1 Pt 3:18-22
In general on Sundays the first reading and the gospel are related in some way while the second reading seems to be a bit deeper in left field. On occasion the second reading and the gospel reflect each other with the first reading something of a puzzle. Today however, the situation is such that the first and second readings play off each other while the gospel seems unattached. The first reading details God's covenant with Noah, the covenant that promised flood waters would never cover the whole earth again. This covenant was made despite the certainty that humankind would ignore and forget it.
In its comments on this passage The Jewish Study Bible makes a fascinating point citing the Talmud. Unlike the Torah, which is the first five books of the Jewish Bible, the Talmud is a collection of commentaries on Torah that together form Jewish law. The Talmud makes the following observation in commenting on these verses. The descendants of Noah, that is all humankind, are obligated by seven commandments as opposed to the 613 imposed on observant Jews. These seven are: To establish courts of justice, to refrain from blaspheming God, to refrain from idolatry, sexual perversion, bloodshed and robbery, and not to eat meat cut from a living animal. Those who observe the "seven commandments of the descendants of Noah" can meet with God's full approval. With the exception of eating meat cut from a living animal, the seven commandments resemble the Decalogue, the ten commandments, given to Moses. The modern world would do well to take notice.

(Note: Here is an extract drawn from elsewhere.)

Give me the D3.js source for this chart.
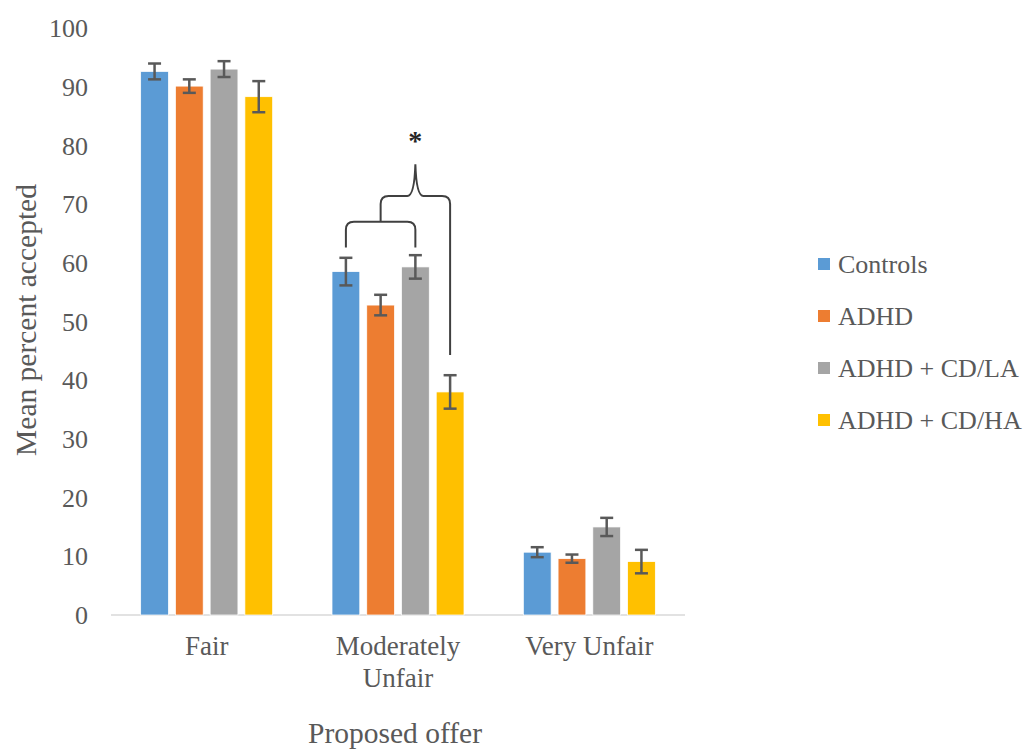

The second reading from the First Letter of Peter, makes a direct reference to the Torah, in this case the story of Noah. God waited patiently while the ark was built such that eight persons in all, and thus all humankind, were saved through water, water that Peter links to our baptism.
Water is a powerful symbol in the Church. It is a symbol that moves from the Old Testament into the New. Consider the water in which the basket holding the infant Moses floated. The waters that were parted as the Israelites fled Egypt. The waters of the Jordan in which Jesus was baptized. The water mixed with blood that flowed from Jesus' side at the crucifixion. Water is more important to human life than food. We can live for quite a few days without food but only a handful of days without water. Physicians spend much of their time in hospital, particularly in the intensive care units, worrying about and adjusting water balance in the critically ill. Water is crucial to our physical lives; it is even more crucial to our spiritual lives.
The waters of baptism are the way through which we all must enter to partake fully in the life of the Church. Without the waters of baptism there is no spiritual life. Without the waters of baptism there is no light of Christ. Without the waters of baptism there is no partaking of the Eucharistic banquet or reception of the Holy Spirit. Without the waters of baptism there is nothing. Only a void. A void like the one that existed before God said let there be light. The light of Christ is fully visible only to those who have received the waters of baptism.
Unlike the Gospels of Matthew and Luke, both of which give long and detailed descriptions of the interaction between Jesus and Satan in the desert, Mark's narrative of Jesus' forty days in the desert is as bare bones as it can be. One would be hard pressed to understand the import or meaning of the forty days if we had only Mark's narrative.
Lent is not meant to be only penitential. It is a time that must be transformational as well. It is a time to challenge ourselves to be more fully what Jesus wants us to be more fully what we want to be . . . but may not know how to become.
There were two possible formulae given for the imposition of ashes this past Wednesday. The first was a reminder of our common mortality:
"Remember, thou art dust and to dust thou shalt return."
The second is advice not only for the holy season of Lent but the rest of our lives:
"Turn away from sin and be faithful to the Gospels."
As we observe this first Sunday of Lent, we are called to meditate on one and live according to the other.
Organs. Nothing approaches the organ, particularly the power of a pipe organ, for liturgical music. That organs are oftentimes visually beautiful adds to the experience. All grand pianos look alike, they are rather boring. But each organ is visually distinct and has its own personality when played.
The organ at St. Mary's Church, Plymouth, PA, my home parish. It is not the original one from when I was a kid. Nice sound, particularly when Scott is playing it.
The organ loft at St. Joseph Church in Warnambool, Victoria, Australia. I spent three weeks here midway through tertianship. It too had a lovely sound. Very photogenic with the light coming through the stained glass.
The organ in the loft at the Abbey of Regina Laudis. This is a smaller organ for a smaller space. Have only heard it briefly. Am hoping to hear more when I celebrate the Triduum there at Easter.
The National Shrine of the Immaculate Conception in Washington, D.C. This organ has power. A lot of power. It fills a huge space easily.
The organ at the College of the Holy Cross in Worcester, MA. One of Our schools. This organ was featured on many organ recital programs on public radio back when I lived in Plymouth. Have only heard it played a few times. There is good reason for it to be featured.
Stay warm. Not an easy task. Driving to Framingham this AM the outdoor temperature indicator in the car registered MINUS 7.